Exercise: Starting at the first line of the listing below, repeat each line exactly until the line containing "ax.set_ylim(30, 55)", which you include. Leave out pictures.

Raw data:
= = = =

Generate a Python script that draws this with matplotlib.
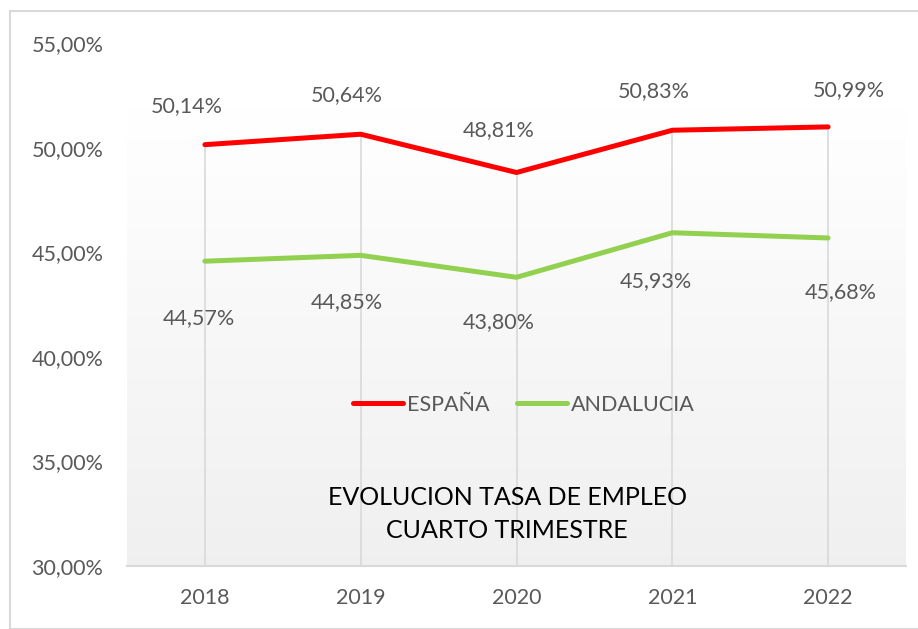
import matplotlib
matplotlib.use("Agg")
import matplotlib.pyplot as plt
import numpy as np
from matplotlib.patches import Rectangle

years = ["2018", "2019", "2020", "2021", "2022"]
espana = [50.14, 50.64, 48.81, 50.83, 50.99]
andalucia = [44.57, 44.85, 43.80, 45.93, 45.68]
yticks = [30, 35, 40, 45, 50, 55]

esp_off = [(-18, 39), (-14, 39), (-18, 42), (-19, 39), (21, 37)]
and_off = [(-6, -57), (-14, -47), (-18, -45), (-16, -48), (13, -54)]

plt.rcParams['font.family'] = ['Lato', 'DejaVu Sans']
W, H = 918, 629
fig = plt.figure(figsize=(W/100, H/100), dpi=100)
fig.patch.set_facecolor('white')
fig.add_artist(Rectangle((10/W, 0), 1.2, (H-11)/H, transform=fig.transFigure,
                         fill=False, edgecolor='#d9d9d9', lw=1.5))

x0, x1, ytop, ybot = 127, 906, 43, 566
ax = fig.add_axes([x0/W, 1-ybot/H, (x1-x0)/W, (ybot-ytop)/H])
x = np.arange(len(years))

gtop = 30 + (ybot-110)/((ybot-ytop)/25)
grad = np.linspace(1.0, 0.0, 256).reshape(-1, 1)
top = np.array([1, 1, 1]); bot = np.array([0.94, 0.94, 0.94])
img = top*grad[..., None] + bot*(1-grad[..., None])
img = img.reshape(256, 1, 3)
ax.imshow(img, extent=(-0.5, len(years)-0.5, 30, gtop), aspect='auto', zorder=0)
ax.set_xlim(-0.5, len(years)-0.5)
ax.set_ylim(30, 55)

# drop lines
ax.vlines(x, 30, espana, color='#d9d9d9', lw=1.2, zorder=1)

ax.plot(x, espana, color='#ff0000', lw=3.6, solid_capstyle='round', zorder=3, label='ESPAÑA')
ax.plot(x, andalucia, color='#92d050', lw=3.6, solid_capstyle='round', zorder=3, label='ANDALUCIA')

def fmt(v):
    return f"{v:.2f}".replace('.', ',') + '%'

FS = 15.5
for xi, v, (dx, dy) in zip(x, espana, esp_off):
    ax.annotate(fmt(v), (xi, v), xytext=(dx, dy), textcoords='offset pixels',
                ha='center', va='center', fontsize=FS, color='#595959')
for xi, v, (dx, dy) in zip(x, andalucia, and_off):
    ax.annotate(fmt(v), (xi, v), xytext=(dx, dy), textcoords='offset pixels',
                ha='center', va='center', fontsize=FS, color='#595959')

ax.set_xticks(x)
ax.set_xticklabels(years)
ax.set_yticks(yticks)
ax.set_yticklabels([fmt(t) for t in yticks])
ax.tick_params(axis='both', length=0, labelsize=FS, colors='#595959')
ax.tick_params(axis='x', pad=16)
ax.tick_params(axis='y', pad=17)
for s in ['top', 'right', 'left']:
    ax.spines[s].set_visible(False)
ax.spines['bottom'].set_color('#d9d9d9')
ax.spines['bottom'].set_linewidth(1.5)

leg = ax.legend(loc='center', bbox_to_anchor=((524-x0)/(x1-x0), (ybot-405)/(ybot-ytop)),
                ncol=2, frameon=False, fontsize=FS, handlelength=2.3, columnspacing=1.3,
                handletextpad=0.2)
for t in leg.get_texts():
    t.set_color('#595959')

ax.text((507-x0)/(x1-x0), (ybot-514)/(ybot-ytop), "EVOLUCION TASA DE EMPLEO\nCUARTO TRIMESTRE",
        transform=ax.transAxes, ha='center', va='center', fontsize=18, color='black',
        linespacing=1.5)

fig.savefig('out.png', dpi=100)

= = = =

Response:
Generate a Python script that draws this with matplotlib.
import matplotlib
matplotlib.use("Agg")
import matplotlib.pyplot as plt
import numpy as np
from matplotlib.patches import Rectangle

years = ["2018", "2019", "2020", "2021", "2022"]
espana = [50.14, 50.64, 48.81, 50.83, 50.99]
andalucia = [44.57, 44.85, 43.80, 45.93, 45.68]
yticks = [30, 35, 40, 45, 50, 55]

esp_off = [(-18, 39), (-14, 39), (-18, 42), (-19, 39), (21, 37)]
and_off = [(-6, -57), (-14, -47), (-18, -45), (-16, -48), (13, -54)]

plt.rcParams['font.family'] = ['Lato', 'DejaVu Sans']
W, H = 918, 629
fig = plt.figure(figsize=(W/100, H/100), dpi=100)
fig.patch.set_facecolor('white')
fig.add_artist(Rectangle((10/W, 0), 1.2, (H-11)/H, transform=fig.transFigure,
                         fill=False, edgecolor='#d9d9d9', lw=1.5))

x0, x1, ytop, ybot = 127, 906, 43, 566
ax = fig.add_axes([x0/W, 1-ybot/H, (x1-x0)/W, (ybot-ytop)/H])
x = np.arange(len(years))

gtop = 30 + (ybot-110)/((ybot-ytop)/25)
grad = np.linspace(1.0, 0.0, 256).reshape(-1, 1)
top = np.array([1, 1, 1]); bot = np.array([0.94, 0.94, 0.94])
img = top*grad[..., None] + bot*(1-grad[..., None])
img = img.reshape(256, 1, 3)
ax.imshow(img, extent=(-0.5, len(years)-0.5, 30, gtop), aspect='auto', zorder=0)
ax.set_xlim(-0.5, len(years)-0.5)
ax.set_ylim(30, 55)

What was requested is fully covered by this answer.